▶ The request
Leave out the pictures and print only the lines from the one with "Recreate this image" through the one with "51.0, 48.2, 46.4, 44.8, 43.0, 41.3, 38.7, 36.6, 34.7]", exactly as they are.

:: Stored records

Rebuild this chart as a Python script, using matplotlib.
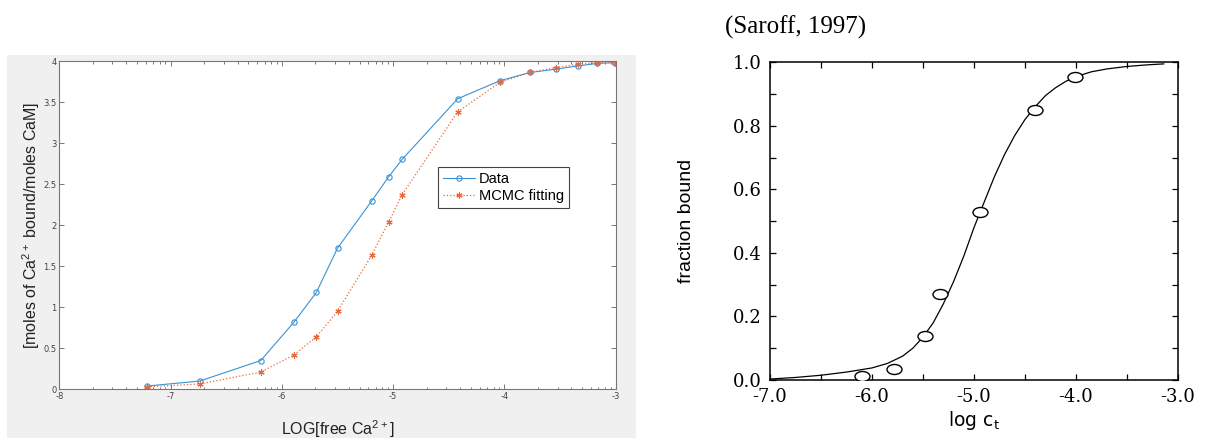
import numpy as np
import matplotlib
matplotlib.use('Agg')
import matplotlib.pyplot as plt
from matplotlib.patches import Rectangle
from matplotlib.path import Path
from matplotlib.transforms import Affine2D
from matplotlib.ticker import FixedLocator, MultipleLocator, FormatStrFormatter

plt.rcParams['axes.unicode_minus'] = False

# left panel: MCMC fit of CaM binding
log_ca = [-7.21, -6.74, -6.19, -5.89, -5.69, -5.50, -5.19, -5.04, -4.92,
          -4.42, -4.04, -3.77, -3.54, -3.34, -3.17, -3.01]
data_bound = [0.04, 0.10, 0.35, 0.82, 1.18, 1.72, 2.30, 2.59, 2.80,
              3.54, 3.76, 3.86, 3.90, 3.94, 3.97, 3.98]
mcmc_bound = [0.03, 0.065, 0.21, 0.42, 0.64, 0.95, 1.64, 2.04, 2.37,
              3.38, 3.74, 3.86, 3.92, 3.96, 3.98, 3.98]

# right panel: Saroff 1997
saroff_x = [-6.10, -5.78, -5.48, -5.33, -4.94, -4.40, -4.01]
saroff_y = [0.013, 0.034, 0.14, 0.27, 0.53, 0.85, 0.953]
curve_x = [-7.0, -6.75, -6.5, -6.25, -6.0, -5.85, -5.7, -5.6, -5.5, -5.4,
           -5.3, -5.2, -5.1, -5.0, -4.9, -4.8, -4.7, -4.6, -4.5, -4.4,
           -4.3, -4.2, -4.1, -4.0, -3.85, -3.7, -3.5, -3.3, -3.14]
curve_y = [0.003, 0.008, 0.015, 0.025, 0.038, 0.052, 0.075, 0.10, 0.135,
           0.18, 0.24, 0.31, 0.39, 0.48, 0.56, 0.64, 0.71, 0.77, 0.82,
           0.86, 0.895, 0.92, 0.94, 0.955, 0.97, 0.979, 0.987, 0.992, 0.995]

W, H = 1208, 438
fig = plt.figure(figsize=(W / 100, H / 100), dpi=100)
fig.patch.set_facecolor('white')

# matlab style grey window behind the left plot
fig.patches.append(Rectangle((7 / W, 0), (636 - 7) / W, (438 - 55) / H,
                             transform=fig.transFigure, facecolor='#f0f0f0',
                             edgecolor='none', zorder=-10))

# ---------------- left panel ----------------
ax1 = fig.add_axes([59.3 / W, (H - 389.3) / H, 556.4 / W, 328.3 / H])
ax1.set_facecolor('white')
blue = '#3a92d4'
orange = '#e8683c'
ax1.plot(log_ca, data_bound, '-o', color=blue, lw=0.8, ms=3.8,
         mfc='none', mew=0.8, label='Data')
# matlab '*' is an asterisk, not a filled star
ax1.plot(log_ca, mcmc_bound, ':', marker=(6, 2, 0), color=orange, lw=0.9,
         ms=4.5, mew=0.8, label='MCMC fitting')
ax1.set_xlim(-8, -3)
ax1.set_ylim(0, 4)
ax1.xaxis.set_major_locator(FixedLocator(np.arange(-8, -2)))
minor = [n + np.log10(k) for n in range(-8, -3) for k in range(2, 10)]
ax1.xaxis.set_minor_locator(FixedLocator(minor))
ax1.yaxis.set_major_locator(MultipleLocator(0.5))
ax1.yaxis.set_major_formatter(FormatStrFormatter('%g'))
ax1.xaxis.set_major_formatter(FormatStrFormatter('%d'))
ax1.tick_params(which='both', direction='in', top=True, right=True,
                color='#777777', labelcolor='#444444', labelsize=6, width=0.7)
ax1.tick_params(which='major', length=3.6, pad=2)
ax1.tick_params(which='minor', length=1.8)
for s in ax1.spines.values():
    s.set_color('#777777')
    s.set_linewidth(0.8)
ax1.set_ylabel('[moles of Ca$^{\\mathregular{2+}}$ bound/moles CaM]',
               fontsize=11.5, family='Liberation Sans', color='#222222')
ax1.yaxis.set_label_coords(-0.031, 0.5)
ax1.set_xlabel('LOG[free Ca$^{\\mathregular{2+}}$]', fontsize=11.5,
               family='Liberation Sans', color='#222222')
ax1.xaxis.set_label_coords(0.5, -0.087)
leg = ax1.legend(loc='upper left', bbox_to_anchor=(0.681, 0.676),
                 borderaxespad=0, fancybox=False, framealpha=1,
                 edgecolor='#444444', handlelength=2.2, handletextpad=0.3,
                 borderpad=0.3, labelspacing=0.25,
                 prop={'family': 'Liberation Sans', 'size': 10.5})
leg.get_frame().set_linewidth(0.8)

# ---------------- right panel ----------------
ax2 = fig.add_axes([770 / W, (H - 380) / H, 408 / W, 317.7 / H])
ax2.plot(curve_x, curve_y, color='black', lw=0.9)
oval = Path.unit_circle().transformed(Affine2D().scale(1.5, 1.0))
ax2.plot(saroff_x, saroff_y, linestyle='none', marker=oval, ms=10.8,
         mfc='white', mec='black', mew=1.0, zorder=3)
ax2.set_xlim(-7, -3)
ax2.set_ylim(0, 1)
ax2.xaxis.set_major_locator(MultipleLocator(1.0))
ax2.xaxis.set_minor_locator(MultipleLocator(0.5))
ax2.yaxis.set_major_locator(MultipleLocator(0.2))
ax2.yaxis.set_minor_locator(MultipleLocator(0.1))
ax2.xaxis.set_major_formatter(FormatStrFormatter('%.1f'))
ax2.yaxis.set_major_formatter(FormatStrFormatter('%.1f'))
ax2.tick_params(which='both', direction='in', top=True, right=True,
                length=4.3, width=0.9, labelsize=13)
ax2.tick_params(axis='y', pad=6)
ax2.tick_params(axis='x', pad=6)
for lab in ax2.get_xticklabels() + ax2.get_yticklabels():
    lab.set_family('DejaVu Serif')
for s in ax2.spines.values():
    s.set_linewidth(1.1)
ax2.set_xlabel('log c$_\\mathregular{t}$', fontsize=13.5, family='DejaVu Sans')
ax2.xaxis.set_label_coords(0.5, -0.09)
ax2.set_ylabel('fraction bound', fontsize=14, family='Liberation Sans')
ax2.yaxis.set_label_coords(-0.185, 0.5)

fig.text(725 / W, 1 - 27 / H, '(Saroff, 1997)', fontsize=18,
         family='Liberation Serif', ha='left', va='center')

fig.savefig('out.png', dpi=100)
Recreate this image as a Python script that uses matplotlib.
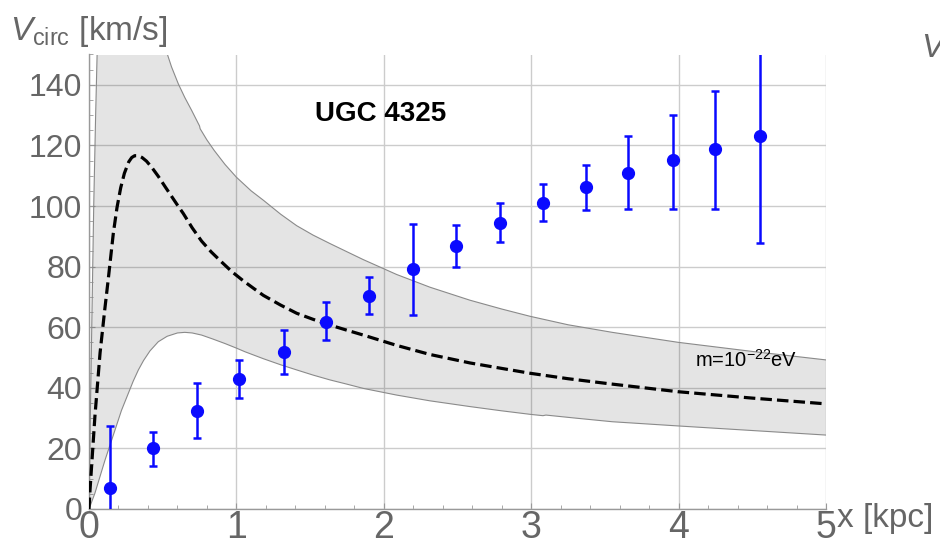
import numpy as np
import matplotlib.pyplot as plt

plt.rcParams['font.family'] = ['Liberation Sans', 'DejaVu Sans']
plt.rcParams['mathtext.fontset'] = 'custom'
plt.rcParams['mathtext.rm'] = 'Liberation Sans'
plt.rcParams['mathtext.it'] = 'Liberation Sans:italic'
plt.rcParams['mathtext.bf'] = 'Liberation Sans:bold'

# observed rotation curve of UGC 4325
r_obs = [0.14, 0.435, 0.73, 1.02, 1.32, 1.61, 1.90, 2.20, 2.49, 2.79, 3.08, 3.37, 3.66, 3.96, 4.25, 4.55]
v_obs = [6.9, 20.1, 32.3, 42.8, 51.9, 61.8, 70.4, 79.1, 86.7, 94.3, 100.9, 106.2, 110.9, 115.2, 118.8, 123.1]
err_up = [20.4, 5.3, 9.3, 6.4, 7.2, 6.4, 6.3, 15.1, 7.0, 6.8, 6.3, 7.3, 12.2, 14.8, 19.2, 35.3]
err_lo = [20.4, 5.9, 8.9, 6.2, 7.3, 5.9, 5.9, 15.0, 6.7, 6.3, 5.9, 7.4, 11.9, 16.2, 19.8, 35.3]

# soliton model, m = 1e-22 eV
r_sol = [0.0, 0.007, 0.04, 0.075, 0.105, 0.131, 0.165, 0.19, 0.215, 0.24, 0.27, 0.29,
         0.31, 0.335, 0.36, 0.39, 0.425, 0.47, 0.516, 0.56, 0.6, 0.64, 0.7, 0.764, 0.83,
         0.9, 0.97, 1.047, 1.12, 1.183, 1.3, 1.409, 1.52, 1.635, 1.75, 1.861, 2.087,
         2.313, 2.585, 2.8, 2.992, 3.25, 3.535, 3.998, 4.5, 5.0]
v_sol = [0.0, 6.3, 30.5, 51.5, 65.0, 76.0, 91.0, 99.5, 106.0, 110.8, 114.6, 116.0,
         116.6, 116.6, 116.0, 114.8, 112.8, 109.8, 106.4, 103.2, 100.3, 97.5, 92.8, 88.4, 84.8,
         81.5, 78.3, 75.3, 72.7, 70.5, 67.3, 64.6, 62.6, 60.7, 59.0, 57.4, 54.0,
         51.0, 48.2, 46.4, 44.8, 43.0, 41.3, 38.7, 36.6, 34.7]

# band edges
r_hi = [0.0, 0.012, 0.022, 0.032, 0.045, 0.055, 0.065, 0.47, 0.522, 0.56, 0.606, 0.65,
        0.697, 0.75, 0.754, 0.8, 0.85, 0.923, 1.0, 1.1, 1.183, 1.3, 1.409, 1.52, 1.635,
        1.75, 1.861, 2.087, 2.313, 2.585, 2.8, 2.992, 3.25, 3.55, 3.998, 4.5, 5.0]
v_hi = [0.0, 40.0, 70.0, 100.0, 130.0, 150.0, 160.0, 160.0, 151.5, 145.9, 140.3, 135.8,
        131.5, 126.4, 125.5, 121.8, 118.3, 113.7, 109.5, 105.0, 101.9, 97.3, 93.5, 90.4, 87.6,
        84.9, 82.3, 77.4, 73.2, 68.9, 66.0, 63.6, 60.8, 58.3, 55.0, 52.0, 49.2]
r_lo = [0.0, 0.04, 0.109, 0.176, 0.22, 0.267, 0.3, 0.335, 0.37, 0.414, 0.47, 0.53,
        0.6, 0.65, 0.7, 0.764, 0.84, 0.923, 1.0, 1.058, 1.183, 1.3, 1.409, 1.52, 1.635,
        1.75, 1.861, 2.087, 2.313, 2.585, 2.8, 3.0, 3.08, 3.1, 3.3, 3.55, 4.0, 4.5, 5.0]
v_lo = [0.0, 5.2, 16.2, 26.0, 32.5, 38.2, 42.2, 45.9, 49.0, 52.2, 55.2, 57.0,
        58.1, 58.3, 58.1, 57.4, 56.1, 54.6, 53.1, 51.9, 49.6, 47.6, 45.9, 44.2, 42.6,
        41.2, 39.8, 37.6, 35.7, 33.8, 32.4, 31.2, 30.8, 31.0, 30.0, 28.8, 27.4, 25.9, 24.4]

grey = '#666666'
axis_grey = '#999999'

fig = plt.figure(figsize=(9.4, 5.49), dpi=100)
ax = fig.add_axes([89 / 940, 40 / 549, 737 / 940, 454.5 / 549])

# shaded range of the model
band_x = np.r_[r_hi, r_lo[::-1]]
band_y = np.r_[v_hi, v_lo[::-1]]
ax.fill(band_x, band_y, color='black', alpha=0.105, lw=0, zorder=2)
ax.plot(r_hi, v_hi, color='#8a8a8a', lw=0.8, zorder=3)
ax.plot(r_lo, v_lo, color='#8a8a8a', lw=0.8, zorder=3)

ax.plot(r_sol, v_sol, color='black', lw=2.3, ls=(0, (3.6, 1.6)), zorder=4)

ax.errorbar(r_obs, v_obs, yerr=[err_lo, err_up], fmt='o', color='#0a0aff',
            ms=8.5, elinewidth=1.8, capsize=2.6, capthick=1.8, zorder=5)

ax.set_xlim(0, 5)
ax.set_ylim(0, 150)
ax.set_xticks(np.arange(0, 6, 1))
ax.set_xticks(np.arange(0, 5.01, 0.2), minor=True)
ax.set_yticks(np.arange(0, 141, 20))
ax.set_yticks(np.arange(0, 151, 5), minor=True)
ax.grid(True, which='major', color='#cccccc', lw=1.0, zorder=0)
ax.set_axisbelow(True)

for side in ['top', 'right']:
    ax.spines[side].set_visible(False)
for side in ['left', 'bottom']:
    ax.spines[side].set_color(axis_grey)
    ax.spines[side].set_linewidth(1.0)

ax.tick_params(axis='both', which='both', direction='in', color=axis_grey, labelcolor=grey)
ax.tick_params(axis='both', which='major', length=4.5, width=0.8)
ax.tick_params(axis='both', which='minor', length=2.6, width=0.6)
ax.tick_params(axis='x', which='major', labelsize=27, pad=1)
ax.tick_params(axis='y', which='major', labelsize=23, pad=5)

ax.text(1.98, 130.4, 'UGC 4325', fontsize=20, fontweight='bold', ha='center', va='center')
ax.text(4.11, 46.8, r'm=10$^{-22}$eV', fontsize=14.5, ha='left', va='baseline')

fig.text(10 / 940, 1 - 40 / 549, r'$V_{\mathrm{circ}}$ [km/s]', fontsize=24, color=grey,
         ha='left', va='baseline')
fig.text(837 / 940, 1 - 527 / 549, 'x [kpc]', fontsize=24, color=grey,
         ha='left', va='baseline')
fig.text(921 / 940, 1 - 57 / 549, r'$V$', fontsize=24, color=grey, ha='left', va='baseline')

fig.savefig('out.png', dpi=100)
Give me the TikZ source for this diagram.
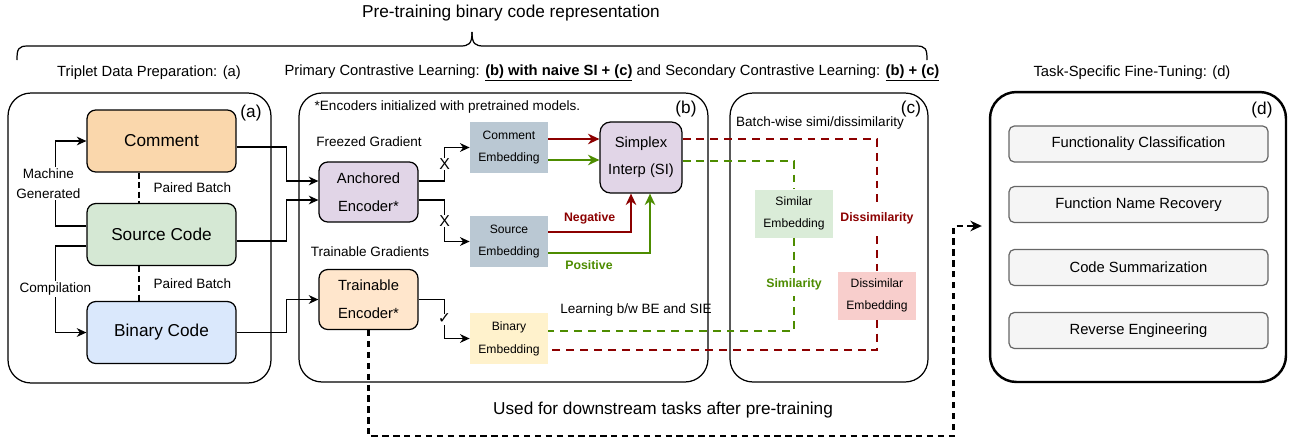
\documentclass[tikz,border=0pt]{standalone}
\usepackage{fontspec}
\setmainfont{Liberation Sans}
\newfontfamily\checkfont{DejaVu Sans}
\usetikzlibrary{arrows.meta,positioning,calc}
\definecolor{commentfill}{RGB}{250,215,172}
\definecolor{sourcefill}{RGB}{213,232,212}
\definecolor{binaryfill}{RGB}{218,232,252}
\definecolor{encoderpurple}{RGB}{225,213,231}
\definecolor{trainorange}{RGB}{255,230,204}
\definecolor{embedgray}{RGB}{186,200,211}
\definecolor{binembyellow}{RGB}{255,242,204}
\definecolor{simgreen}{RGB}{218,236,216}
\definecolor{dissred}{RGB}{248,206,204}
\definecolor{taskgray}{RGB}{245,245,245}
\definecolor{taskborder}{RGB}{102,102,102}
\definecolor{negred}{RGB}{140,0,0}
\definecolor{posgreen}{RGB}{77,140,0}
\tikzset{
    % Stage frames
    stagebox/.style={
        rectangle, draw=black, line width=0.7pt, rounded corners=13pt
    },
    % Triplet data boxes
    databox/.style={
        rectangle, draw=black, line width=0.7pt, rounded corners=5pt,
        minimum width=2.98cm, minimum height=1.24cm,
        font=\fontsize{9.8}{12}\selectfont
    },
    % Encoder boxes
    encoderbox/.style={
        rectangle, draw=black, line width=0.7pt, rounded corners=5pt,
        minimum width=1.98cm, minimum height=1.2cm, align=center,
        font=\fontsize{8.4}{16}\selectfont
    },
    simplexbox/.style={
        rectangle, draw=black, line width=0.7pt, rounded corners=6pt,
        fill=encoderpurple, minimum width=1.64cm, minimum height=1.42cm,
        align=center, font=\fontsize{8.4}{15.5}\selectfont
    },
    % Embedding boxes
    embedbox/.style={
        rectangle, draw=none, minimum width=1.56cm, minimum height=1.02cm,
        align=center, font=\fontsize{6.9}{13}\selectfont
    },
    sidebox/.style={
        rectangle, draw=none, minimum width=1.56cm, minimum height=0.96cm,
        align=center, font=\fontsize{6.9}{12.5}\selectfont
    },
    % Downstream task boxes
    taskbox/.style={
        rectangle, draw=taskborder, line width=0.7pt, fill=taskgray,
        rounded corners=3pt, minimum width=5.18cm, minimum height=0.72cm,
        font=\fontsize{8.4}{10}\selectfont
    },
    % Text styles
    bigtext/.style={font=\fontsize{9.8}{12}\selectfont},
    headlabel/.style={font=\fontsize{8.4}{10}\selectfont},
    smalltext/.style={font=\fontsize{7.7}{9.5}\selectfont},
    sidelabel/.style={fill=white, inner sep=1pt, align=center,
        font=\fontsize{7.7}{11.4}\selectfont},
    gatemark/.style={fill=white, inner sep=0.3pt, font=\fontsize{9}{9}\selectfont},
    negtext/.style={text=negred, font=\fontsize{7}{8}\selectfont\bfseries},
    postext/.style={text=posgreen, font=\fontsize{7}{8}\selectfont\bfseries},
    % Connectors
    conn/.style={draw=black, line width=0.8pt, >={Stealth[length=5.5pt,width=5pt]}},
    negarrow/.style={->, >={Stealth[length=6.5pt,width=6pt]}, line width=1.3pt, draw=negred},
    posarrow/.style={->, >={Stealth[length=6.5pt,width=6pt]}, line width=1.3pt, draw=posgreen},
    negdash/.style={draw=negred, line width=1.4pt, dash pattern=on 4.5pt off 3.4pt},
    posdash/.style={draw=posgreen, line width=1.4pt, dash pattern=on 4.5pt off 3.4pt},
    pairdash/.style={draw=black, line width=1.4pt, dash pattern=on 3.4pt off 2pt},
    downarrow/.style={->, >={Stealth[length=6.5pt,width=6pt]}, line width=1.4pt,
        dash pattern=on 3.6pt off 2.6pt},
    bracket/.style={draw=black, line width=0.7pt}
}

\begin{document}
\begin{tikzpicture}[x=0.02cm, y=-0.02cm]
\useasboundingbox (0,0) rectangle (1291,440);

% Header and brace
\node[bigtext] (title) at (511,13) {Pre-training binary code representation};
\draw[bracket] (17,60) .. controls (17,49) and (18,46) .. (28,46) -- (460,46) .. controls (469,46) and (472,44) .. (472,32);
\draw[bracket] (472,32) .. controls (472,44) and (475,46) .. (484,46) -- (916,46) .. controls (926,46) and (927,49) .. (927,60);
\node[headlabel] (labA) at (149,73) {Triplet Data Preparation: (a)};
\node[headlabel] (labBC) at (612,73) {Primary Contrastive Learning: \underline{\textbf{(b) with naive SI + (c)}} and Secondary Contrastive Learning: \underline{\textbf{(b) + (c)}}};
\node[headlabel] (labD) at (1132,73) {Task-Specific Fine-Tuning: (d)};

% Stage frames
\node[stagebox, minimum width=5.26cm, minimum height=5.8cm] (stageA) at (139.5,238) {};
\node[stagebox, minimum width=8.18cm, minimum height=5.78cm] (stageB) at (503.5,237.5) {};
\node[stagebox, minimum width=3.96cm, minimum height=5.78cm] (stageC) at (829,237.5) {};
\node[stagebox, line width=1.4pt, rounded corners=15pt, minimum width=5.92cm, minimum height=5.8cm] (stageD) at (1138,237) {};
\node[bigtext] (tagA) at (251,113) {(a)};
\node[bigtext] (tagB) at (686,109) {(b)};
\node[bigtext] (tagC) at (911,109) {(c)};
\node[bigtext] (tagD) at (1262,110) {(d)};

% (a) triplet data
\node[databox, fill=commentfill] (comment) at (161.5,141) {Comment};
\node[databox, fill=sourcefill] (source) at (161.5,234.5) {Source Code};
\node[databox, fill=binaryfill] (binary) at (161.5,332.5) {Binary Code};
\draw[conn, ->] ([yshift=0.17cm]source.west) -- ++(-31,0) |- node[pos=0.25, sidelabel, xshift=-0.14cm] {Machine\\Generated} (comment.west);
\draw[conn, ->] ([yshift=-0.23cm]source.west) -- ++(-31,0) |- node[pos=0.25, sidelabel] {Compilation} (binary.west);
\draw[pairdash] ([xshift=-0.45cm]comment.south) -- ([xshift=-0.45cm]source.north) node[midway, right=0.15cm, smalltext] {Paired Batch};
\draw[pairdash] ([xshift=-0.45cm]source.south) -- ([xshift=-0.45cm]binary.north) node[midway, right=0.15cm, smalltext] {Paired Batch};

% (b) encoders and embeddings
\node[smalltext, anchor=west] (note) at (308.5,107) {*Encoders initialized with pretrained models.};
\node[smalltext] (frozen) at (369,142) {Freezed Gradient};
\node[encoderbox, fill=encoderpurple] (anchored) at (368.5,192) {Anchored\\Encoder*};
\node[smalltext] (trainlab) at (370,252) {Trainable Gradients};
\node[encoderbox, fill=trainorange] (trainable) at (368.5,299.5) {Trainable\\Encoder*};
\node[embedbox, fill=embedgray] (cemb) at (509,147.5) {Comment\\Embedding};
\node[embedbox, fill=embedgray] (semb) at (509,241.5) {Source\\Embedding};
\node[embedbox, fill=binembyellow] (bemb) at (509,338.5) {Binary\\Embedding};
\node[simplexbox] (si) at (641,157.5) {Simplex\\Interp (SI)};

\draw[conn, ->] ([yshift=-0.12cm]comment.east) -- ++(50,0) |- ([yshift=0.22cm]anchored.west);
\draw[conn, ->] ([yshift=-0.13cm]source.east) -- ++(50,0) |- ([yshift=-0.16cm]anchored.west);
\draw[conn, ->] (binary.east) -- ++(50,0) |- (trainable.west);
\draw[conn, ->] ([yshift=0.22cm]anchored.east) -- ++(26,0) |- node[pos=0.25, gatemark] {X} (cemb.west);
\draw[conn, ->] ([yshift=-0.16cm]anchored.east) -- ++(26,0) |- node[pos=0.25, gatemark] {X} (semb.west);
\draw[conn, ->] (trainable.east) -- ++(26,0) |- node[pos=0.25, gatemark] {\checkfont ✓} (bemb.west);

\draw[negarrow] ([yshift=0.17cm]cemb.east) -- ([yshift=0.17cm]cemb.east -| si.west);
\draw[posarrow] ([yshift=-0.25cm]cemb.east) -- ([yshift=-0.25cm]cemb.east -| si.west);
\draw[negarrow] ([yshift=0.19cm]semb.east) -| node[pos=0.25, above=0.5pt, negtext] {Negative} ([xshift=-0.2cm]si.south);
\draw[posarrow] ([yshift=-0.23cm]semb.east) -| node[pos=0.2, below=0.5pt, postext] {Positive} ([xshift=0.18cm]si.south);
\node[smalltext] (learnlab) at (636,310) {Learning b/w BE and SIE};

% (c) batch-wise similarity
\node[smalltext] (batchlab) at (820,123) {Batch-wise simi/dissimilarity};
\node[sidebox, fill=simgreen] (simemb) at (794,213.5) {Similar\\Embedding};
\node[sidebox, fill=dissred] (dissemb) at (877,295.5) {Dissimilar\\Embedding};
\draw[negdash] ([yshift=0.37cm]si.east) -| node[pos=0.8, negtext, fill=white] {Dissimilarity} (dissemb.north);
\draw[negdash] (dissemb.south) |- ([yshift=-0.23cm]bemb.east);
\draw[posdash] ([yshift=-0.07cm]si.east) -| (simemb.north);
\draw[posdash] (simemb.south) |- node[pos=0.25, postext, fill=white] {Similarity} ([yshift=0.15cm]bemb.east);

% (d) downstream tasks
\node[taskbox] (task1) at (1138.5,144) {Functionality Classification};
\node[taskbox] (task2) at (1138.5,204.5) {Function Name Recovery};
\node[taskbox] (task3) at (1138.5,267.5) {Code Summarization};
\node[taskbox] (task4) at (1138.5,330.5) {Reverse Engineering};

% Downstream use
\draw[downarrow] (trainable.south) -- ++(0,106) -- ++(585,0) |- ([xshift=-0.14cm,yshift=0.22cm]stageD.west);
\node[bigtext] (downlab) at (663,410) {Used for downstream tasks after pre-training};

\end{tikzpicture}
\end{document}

::::

▶ Task solution
Recreate this image as a Python script that uses matplotlib.
import numpy as np
import matplotlib.pyplot as plt

plt.rcParams['font.family'] = ['Liberation Sans', 'DejaVu Sans']
plt.rcParams['mathtext.fontset'] = 'custom'
plt.rcParams['mathtext.rm'] = 'Liberation Sans'
plt.rcParams['mathtext.it'] = 'Liberation Sans:italic'
plt.rcParams['mathtext.bf'] = 'Liberation Sans:bold'

# observed rotation curve of UGC 4325
r_obs = [0.14, 0.435, 0.73, 1.02, 1.32, 1.61, 1.90, 2.20, 2.49, 2.79, 3.08, 3.37, 3.66, 3.96, 4.25, 4.55]
v_obs = [6.9, 20.1, 32.3, 42.8, 51.9, 61.8, 70.4, 79.1, 86.7, 94.3, 100.9, 106.2, 110.9, 115.2, 118.8, 123.1]
err_up = [20.4, 5.3, 9.3, 6.4, 7.2, 6.4, 6.3, 15.1, 7.0, 6.8, 6.3, 7.3, 12.2, 14.8, 19.2, 35.3]
err_lo = [20.4, 5.9, 8.9, 6.2, 7.3, 5.9, 5.9, 15.0, 6.7, 6.3, 5.9, 7.4, 11.9, 16.2, 19.8, 35.3]

# soliton model, m = 1e-22 eV
r_sol = [0.0, 0.007, 0.04, 0.075, 0.105, 0.131, 0.165, 0.19, 0.215, 0.24, 0.27, 0.29,
         0.31, 0.335, 0.36, 0.39, 0.425, 0.47, 0.516, 0.56, 0.6, 0.64, 0.7, 0.764, 0.83,
         0.9, 0.97, 1.047, 1.12, 1.183, 1.3, 1.409, 1.52, 1.635, 1.75, 1.861, 2.087,
         2.313, 2.585, 2.8, 2.992, 3.25, 3.535, 3.998, 4.5, 5.0]
v_sol = [0.0, 6.3, 30.5, 51.5, 65.0, 76.0, 91.0, 99.5, 106.0, 110.8, 114.6, 116.0,
         116.6, 116.6, 116.0, 114.8, 112.8, 109.8, 106.4, 103.2, 100.3, 97.5, 92.8, 88.4, 84.8,
         81.5, 78.3, 75.3, 72.7, 70.5, 67.3, 64.6, 62.6, 60.7, 59.0, 57.4, 54.0,
         51.0, 48.2, 46.4, 44.8, 43.0, 41.3, 38.7, 36.6, 34.7]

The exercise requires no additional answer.